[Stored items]
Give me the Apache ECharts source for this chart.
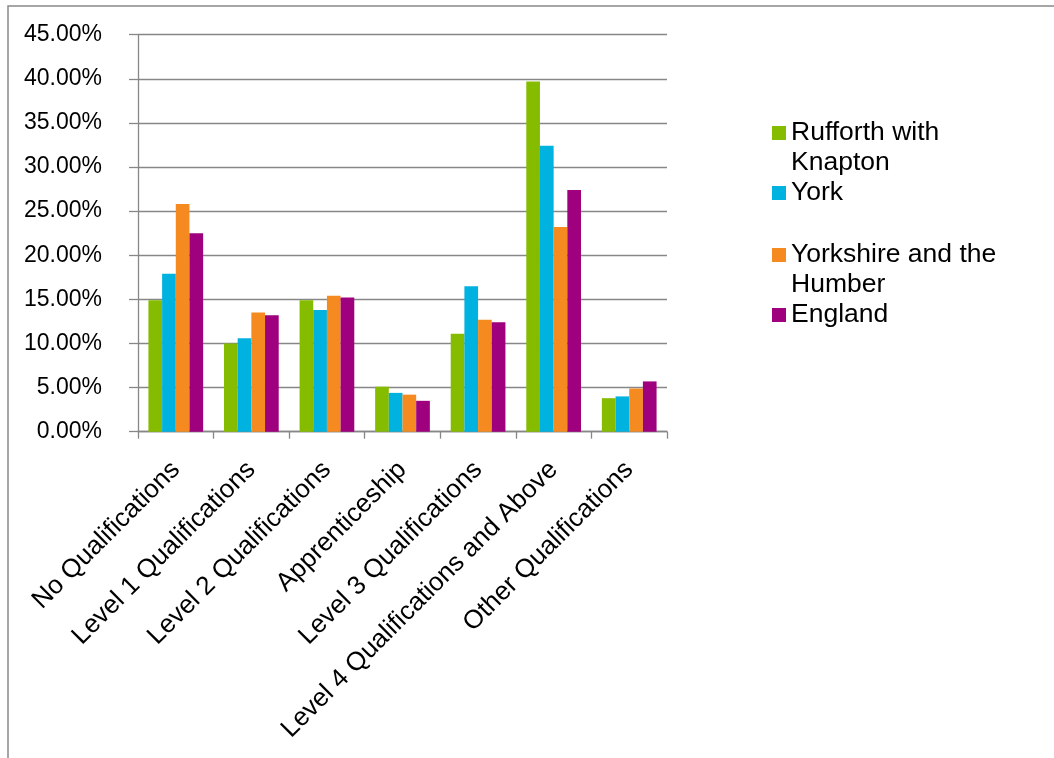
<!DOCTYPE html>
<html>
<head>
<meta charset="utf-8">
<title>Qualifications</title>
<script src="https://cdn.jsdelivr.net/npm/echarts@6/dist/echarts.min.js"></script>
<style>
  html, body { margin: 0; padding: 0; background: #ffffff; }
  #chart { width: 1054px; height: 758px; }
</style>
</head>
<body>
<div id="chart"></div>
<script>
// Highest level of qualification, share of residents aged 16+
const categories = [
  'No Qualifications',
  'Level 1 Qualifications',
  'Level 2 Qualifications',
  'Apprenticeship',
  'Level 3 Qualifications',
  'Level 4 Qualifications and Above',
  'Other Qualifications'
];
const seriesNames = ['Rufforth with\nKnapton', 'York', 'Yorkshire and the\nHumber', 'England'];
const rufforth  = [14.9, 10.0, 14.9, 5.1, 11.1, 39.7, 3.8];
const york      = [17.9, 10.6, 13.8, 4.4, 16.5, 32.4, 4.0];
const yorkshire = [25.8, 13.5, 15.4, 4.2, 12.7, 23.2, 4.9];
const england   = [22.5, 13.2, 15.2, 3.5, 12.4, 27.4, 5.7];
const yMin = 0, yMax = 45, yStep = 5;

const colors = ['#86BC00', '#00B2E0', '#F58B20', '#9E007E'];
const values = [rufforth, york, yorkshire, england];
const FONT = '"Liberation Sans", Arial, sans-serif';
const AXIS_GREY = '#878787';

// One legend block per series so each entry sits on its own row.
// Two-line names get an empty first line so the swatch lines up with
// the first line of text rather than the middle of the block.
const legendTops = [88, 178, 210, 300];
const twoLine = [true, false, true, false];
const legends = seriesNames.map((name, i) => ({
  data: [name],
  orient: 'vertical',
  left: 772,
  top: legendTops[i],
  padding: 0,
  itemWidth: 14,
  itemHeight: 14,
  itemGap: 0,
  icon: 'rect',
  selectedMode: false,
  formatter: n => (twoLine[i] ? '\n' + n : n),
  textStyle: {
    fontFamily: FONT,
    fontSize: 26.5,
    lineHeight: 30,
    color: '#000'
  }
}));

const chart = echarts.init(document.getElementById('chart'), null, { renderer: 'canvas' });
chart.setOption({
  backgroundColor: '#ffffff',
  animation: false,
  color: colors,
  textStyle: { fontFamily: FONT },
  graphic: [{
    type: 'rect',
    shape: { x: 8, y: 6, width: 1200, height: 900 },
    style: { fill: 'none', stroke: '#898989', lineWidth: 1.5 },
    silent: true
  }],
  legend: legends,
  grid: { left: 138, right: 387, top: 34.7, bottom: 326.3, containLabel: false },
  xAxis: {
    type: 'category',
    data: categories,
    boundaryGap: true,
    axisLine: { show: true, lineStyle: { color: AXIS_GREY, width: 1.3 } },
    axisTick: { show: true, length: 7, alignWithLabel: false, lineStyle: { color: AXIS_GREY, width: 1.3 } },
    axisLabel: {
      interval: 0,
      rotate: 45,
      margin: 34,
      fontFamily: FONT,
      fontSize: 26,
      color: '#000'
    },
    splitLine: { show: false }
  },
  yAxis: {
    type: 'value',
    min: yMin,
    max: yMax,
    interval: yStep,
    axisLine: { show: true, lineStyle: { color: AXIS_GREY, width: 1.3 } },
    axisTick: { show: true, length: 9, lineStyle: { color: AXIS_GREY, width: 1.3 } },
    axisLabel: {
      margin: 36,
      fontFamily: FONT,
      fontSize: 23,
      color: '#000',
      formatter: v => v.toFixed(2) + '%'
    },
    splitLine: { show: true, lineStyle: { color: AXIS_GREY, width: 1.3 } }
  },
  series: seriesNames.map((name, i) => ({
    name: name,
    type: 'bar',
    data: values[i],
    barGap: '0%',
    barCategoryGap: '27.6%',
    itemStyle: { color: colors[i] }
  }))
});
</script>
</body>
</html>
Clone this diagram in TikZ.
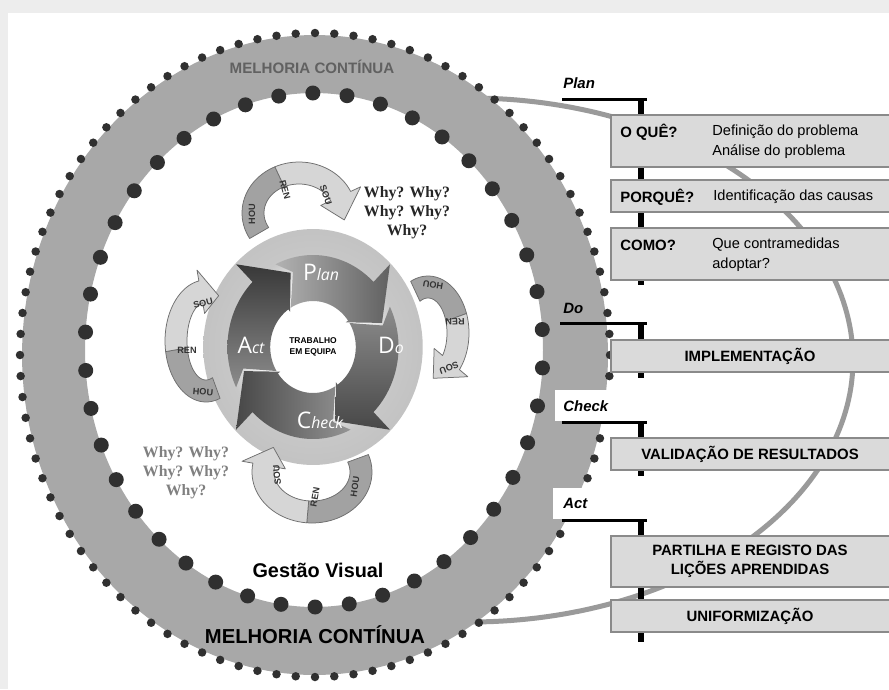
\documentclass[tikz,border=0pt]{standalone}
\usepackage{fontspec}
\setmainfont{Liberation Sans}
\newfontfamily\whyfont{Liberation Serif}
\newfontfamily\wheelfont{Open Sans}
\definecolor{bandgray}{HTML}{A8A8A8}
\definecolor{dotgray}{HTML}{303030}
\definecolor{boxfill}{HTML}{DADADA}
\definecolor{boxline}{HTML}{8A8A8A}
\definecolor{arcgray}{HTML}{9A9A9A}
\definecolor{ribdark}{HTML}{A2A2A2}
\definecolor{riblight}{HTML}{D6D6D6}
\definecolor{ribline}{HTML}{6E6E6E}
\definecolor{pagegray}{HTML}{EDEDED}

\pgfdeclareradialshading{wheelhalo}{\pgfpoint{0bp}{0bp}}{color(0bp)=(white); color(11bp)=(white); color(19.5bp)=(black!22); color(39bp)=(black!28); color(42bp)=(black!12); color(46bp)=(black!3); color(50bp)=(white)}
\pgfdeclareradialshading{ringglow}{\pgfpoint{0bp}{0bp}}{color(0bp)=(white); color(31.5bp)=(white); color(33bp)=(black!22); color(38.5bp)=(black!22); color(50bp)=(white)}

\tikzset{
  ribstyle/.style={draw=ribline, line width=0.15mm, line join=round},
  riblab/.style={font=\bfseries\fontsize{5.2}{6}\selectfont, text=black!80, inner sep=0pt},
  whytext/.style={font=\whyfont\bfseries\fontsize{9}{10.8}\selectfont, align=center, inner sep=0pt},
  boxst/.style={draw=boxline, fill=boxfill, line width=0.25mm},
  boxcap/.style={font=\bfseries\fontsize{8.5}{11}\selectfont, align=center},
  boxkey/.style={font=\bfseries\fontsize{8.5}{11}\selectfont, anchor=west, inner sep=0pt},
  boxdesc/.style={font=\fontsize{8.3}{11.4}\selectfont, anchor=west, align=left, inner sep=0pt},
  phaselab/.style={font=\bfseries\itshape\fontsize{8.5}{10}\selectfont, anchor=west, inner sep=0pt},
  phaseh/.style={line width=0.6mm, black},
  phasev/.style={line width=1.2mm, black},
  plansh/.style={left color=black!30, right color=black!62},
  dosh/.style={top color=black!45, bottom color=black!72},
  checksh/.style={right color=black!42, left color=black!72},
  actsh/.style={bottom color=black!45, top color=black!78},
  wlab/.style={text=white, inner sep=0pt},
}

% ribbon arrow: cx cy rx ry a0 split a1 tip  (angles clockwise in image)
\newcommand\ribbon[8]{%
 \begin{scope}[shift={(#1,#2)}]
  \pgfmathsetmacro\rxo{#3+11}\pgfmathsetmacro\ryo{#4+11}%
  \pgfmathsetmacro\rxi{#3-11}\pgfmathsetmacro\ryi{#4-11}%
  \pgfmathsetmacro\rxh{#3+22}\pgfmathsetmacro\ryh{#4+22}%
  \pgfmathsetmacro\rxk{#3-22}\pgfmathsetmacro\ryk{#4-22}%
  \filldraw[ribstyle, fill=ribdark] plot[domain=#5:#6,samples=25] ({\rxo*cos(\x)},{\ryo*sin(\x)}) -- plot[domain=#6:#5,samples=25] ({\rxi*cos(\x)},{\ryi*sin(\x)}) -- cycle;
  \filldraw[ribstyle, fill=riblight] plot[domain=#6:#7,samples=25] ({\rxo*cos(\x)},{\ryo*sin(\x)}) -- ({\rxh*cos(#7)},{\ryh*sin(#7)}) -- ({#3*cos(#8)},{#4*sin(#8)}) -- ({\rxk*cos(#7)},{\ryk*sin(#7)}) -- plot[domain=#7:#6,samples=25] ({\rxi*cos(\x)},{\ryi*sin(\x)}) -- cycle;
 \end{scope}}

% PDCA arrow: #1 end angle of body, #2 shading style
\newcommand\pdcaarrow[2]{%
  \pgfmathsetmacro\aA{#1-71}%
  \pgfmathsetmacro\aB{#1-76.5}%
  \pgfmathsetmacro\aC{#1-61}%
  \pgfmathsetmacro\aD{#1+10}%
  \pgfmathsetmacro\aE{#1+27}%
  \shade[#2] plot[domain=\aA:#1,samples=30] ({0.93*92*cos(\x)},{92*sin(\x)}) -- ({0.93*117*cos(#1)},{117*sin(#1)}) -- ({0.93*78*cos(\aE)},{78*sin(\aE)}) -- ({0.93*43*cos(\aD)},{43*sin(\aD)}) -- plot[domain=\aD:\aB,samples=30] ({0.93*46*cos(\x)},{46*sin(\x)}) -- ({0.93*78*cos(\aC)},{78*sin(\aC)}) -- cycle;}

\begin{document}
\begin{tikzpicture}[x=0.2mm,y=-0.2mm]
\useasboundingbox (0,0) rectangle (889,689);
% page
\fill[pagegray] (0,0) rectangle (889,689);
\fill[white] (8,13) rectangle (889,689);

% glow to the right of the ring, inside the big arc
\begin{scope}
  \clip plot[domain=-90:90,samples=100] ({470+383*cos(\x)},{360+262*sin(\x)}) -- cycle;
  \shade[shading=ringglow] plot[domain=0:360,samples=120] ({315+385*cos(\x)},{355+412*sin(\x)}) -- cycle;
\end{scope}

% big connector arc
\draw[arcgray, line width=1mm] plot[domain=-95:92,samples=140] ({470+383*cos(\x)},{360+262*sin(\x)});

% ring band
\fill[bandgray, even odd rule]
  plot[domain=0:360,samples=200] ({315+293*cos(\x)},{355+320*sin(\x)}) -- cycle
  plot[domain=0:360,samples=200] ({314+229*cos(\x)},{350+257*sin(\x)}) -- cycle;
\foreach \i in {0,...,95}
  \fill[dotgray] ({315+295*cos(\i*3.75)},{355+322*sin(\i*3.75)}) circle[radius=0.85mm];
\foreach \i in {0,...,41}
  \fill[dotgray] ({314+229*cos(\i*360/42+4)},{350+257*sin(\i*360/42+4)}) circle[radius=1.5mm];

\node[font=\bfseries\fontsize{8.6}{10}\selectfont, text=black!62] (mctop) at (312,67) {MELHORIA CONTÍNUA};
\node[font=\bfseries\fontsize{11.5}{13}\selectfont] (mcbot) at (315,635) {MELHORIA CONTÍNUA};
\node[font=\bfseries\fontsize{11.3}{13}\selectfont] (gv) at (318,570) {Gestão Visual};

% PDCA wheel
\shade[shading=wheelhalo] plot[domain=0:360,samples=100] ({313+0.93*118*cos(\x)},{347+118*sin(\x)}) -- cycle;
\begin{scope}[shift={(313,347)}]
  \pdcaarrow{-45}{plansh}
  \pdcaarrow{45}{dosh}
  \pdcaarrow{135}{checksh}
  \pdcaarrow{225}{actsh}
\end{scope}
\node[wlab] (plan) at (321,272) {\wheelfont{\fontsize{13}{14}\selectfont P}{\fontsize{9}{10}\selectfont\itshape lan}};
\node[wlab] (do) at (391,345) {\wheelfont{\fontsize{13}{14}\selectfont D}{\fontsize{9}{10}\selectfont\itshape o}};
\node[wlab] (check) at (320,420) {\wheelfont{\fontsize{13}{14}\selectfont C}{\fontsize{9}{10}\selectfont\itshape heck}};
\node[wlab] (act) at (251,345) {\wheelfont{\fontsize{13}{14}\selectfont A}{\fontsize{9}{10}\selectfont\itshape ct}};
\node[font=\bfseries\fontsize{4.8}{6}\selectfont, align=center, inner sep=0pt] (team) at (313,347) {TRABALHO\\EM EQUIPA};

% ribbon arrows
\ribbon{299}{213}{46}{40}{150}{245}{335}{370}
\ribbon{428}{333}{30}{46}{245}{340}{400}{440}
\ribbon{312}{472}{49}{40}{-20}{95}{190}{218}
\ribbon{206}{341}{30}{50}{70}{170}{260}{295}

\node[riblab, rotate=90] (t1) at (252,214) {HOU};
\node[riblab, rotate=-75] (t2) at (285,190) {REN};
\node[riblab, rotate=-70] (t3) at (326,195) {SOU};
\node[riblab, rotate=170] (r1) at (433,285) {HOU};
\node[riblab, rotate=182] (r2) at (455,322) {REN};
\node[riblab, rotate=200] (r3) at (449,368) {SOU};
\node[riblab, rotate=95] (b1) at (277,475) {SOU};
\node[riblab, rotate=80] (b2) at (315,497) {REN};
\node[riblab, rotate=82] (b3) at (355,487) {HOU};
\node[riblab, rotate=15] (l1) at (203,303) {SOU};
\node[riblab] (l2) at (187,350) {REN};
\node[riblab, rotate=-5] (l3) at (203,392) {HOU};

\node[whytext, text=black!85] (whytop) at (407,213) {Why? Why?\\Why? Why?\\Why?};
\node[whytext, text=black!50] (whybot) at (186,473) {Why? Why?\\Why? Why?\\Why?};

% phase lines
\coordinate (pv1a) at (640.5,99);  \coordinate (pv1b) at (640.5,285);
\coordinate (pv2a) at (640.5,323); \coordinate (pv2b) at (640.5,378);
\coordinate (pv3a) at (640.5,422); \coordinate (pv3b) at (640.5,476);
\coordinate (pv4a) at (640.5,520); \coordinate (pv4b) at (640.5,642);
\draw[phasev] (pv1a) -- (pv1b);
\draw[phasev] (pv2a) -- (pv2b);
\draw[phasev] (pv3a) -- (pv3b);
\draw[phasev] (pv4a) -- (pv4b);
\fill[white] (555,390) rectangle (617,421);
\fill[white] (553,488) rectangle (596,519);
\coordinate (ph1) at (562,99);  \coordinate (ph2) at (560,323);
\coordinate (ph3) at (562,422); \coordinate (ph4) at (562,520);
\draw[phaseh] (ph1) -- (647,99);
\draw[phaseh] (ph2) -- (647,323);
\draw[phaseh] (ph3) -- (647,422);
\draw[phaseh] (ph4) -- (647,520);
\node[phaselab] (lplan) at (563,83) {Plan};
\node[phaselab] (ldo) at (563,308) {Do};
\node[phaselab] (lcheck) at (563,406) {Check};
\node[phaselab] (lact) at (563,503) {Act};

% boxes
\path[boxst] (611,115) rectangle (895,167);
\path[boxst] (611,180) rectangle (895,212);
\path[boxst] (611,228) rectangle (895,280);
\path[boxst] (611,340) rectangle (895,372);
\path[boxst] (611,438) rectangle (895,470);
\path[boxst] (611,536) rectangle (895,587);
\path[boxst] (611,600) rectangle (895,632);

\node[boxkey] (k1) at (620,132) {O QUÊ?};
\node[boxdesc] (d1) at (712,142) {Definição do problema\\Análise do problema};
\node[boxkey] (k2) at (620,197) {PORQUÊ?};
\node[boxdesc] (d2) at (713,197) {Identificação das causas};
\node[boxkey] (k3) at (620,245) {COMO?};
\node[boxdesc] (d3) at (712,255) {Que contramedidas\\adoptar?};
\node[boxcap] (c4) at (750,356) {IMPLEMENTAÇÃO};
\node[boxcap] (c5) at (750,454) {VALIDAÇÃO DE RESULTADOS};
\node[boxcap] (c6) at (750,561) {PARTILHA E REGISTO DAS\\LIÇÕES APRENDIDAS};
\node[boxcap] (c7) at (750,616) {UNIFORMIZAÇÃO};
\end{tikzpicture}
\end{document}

What is needed
Search the lines for the string "this" and copy every line that has it.

Exercise answer
Give me the Apache ECharts source for this chart.
Clone this diagram in TikZ.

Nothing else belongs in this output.